▸ **Directions for this task**: Reproduce exactly, with no pictures, each line from the opening of the material down through the line containing "-6.16, -6.94, -6.94]".

▸ **Stored data**:
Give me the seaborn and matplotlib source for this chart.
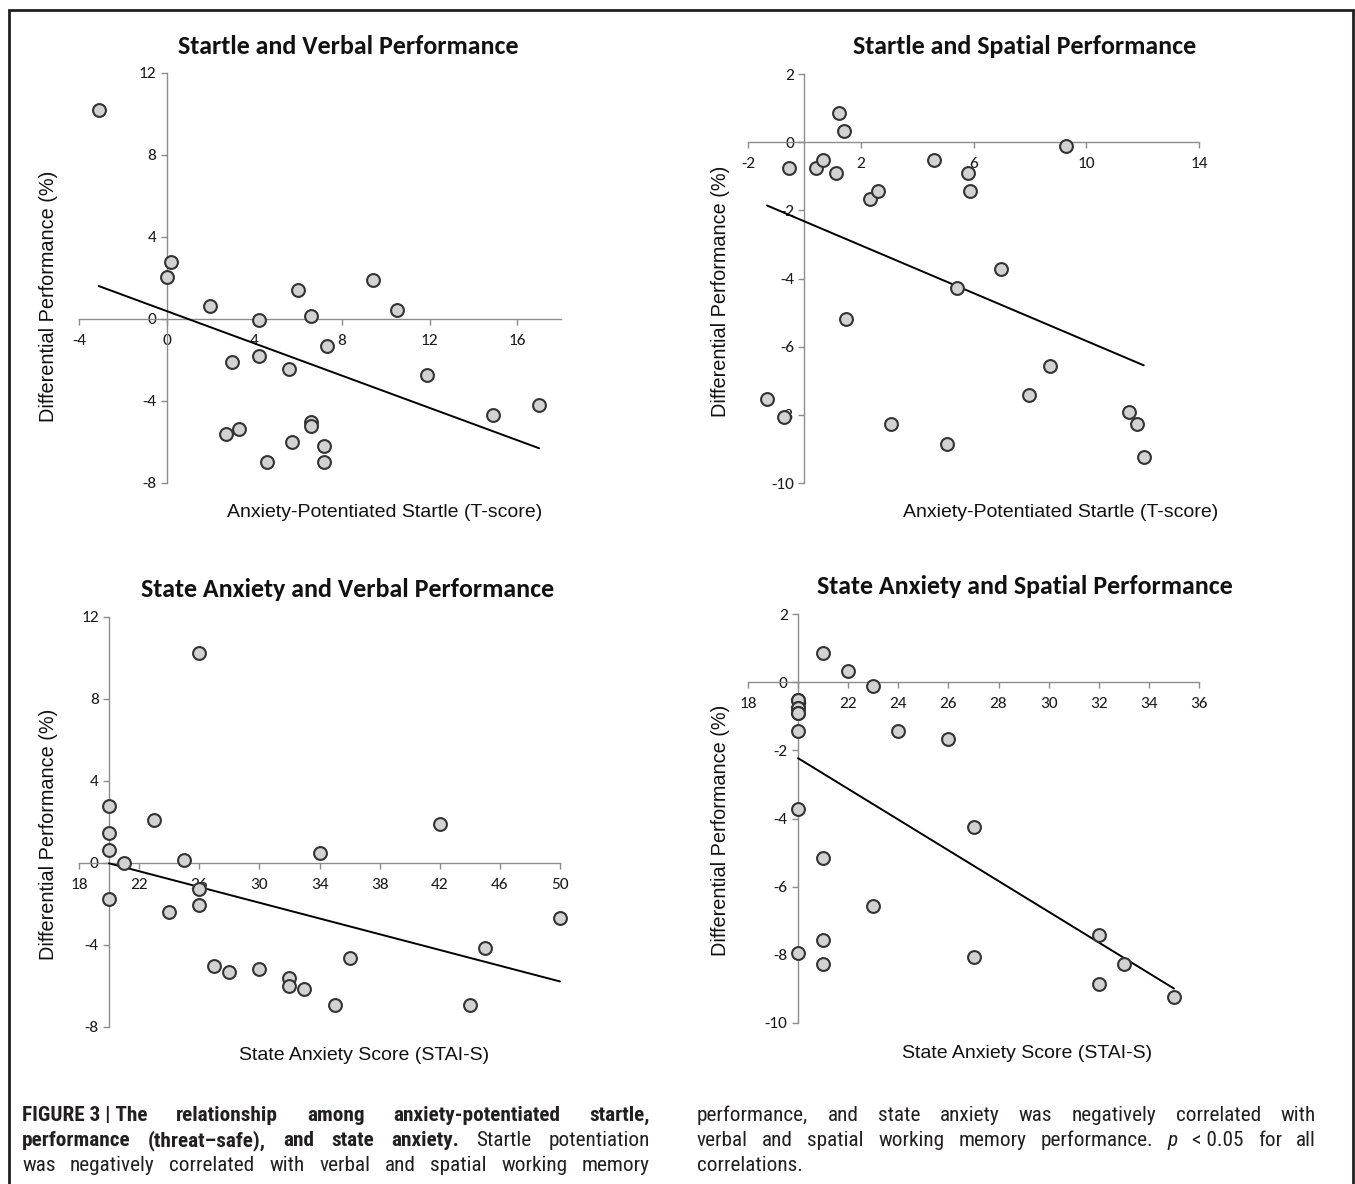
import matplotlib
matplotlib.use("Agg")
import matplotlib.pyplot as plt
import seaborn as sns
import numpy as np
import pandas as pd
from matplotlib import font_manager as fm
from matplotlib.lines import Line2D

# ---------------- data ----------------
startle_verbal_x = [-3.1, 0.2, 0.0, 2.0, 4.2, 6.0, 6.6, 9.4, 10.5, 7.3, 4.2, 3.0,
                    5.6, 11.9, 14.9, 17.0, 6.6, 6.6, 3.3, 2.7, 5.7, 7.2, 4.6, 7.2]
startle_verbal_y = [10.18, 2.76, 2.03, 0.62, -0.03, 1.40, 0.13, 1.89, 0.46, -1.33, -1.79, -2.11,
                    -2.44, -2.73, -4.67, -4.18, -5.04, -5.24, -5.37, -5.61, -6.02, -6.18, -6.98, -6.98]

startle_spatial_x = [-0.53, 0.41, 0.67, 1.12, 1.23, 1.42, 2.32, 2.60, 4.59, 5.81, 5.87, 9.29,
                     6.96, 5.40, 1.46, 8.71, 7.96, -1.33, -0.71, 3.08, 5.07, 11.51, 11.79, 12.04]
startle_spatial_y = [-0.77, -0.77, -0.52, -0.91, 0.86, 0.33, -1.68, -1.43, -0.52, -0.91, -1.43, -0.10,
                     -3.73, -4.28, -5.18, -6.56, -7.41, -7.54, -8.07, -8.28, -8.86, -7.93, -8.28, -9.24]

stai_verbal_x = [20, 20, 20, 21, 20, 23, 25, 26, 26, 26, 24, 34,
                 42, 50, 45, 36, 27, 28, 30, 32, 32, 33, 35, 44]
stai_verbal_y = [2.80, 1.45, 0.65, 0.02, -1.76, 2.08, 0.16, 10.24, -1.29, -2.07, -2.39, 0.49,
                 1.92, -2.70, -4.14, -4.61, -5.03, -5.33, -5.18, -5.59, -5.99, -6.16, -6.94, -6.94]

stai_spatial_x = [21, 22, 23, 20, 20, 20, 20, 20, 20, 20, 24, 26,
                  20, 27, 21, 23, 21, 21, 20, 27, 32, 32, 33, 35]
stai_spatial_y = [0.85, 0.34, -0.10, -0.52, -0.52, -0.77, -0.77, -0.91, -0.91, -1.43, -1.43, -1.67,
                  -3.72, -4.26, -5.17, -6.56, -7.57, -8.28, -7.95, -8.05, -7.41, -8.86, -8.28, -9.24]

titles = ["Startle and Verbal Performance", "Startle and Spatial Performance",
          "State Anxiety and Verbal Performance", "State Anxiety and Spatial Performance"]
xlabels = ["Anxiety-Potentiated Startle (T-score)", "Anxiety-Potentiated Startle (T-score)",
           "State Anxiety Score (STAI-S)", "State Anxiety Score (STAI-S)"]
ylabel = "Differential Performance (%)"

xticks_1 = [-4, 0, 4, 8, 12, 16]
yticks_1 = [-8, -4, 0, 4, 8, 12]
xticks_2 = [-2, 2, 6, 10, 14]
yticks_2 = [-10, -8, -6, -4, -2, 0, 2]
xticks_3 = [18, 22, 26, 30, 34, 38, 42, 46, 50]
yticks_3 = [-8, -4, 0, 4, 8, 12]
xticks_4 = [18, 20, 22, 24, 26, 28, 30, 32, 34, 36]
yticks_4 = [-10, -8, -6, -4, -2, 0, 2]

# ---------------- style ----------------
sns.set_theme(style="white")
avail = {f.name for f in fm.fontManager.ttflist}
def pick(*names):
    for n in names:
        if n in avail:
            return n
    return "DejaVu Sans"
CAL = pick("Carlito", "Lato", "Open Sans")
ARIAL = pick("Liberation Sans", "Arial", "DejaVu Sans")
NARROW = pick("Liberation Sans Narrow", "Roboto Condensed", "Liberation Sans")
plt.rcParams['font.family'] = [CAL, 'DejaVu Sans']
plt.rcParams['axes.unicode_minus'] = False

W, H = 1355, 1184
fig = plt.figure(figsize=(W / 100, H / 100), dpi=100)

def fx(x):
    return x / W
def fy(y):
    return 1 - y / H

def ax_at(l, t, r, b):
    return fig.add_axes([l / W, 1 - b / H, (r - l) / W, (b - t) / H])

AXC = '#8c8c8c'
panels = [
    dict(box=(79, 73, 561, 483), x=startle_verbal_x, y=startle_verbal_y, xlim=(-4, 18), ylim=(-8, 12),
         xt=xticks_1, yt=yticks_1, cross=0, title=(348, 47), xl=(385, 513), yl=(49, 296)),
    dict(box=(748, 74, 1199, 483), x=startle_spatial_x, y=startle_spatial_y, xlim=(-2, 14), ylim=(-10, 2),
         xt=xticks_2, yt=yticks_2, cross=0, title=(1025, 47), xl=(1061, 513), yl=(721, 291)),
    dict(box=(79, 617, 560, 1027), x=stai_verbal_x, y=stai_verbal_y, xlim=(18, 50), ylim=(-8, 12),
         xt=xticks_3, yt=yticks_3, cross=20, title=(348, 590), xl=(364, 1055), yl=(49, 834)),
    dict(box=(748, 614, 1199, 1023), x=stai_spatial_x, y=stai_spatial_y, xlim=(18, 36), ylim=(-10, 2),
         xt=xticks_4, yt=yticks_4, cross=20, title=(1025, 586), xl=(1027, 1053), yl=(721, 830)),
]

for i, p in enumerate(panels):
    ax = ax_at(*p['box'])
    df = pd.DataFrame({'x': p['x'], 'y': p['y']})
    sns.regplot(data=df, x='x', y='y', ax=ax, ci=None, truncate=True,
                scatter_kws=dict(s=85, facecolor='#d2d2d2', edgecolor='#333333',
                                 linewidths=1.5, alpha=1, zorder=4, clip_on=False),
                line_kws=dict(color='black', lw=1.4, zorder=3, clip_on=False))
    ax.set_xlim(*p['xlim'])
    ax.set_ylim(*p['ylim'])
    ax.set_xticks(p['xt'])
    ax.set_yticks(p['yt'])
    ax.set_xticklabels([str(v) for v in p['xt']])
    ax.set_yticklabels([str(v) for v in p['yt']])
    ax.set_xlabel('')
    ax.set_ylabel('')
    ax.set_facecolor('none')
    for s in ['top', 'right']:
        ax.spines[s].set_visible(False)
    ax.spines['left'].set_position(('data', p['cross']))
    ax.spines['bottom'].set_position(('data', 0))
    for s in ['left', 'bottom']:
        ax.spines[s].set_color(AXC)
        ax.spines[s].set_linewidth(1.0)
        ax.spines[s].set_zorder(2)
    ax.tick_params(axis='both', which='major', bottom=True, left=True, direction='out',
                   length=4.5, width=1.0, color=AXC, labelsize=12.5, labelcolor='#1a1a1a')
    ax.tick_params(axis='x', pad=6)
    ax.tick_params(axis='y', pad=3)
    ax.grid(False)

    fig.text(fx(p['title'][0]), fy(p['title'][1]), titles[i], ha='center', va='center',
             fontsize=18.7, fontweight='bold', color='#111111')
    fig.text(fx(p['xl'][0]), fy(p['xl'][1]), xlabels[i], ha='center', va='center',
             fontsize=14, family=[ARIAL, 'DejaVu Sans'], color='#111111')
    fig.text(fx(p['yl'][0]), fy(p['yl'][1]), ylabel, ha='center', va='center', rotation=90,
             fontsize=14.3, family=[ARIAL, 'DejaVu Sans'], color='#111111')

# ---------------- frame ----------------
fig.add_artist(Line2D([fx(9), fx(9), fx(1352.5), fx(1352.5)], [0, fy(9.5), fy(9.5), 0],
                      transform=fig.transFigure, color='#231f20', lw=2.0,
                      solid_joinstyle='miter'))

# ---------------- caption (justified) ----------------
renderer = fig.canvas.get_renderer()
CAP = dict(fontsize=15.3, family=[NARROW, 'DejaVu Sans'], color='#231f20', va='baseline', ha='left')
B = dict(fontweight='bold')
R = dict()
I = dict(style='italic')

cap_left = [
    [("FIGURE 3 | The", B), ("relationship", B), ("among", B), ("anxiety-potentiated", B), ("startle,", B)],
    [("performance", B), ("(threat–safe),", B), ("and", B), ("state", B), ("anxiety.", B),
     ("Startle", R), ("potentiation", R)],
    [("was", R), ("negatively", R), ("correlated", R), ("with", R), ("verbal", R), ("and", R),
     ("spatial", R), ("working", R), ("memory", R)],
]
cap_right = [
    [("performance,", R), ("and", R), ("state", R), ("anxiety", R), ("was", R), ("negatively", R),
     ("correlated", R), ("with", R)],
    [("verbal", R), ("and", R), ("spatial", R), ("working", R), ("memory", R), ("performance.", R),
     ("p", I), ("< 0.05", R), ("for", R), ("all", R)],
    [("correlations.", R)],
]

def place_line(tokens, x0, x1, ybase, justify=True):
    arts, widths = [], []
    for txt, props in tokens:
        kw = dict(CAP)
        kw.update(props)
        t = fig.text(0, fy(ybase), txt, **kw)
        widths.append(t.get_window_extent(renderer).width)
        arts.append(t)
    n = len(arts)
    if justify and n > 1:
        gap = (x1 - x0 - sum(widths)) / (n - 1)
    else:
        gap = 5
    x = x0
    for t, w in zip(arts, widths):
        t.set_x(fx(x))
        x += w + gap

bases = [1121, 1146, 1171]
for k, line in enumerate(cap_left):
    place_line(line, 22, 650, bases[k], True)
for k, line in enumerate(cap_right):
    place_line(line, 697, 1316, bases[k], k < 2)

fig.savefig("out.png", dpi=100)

▸ **Finished exercise**:
Give me the seaborn and matplotlib source for this chart.
import matplotlib
matplotlib.use("Agg")
import matplotlib.pyplot as plt
import seaborn as sns
import numpy as np
import pandas as pd
from matplotlib import font_manager as fm
from matplotlib.lines import Line2D

# ---------------- data ----------------
startle_verbal_x = [-3.1, 0.2, 0.0, 2.0, 4.2, 6.0, 6.6, 9.4, 10.5, 7.3, 4.2, 3.0,
                    5.6, 11.9, 14.9, 17.0, 6.6, 6.6, 3.3, 2.7, 5.7, 7.2, 4.6, 7.2]
startle_verbal_y = [10.18, 2.76, 2.03, 0.62, -0.03, 1.40, 0.13, 1.89, 0.46, -1.33, -1.79, -2.11,
                    -2.44, -2.73, -4.67, -4.18, -5.04, -5.24, -5.37, -5.61, -6.02, -6.18, -6.98, -6.98]

startle_spatial_x = [-0.53, 0.41, 0.67, 1.12, 1.23, 1.42, 2.32, 2.60, 4.59, 5.81, 5.87, 9.29,
                     6.96, 5.40, 1.46, 8.71, 7.96, -1.33, -0.71, 3.08, 5.07, 11.51, 11.79, 12.04]
startle_spatial_y = [-0.77, -0.77, -0.52, -0.91, 0.86, 0.33, -1.68, -1.43, -0.52, -0.91, -1.43, -0.10,
                     -3.73, -4.28, -5.18, -6.56, -7.41, -7.54, -8.07, -8.28, -8.86, -7.93, -8.28, -9.24]

stai_verbal_x = [20, 20, 20, 21, 20, 23, 25, 26, 26, 26, 24, 34,
                 42, 50, 45, 36, 27, 28, 30, 32, 32, 33, 35, 44]
stai_verbal_y = [2.80, 1.45, 0.65, 0.02, -1.76, 2.08, 0.16, 10.24, -1.29, -2.07, -2.39, 0.49,
                 1.92, -2.70, -4.14, -4.61, -5.03, -5.33, -5.18, -5.59, -5.99, -6.16, -6.94, -6.94]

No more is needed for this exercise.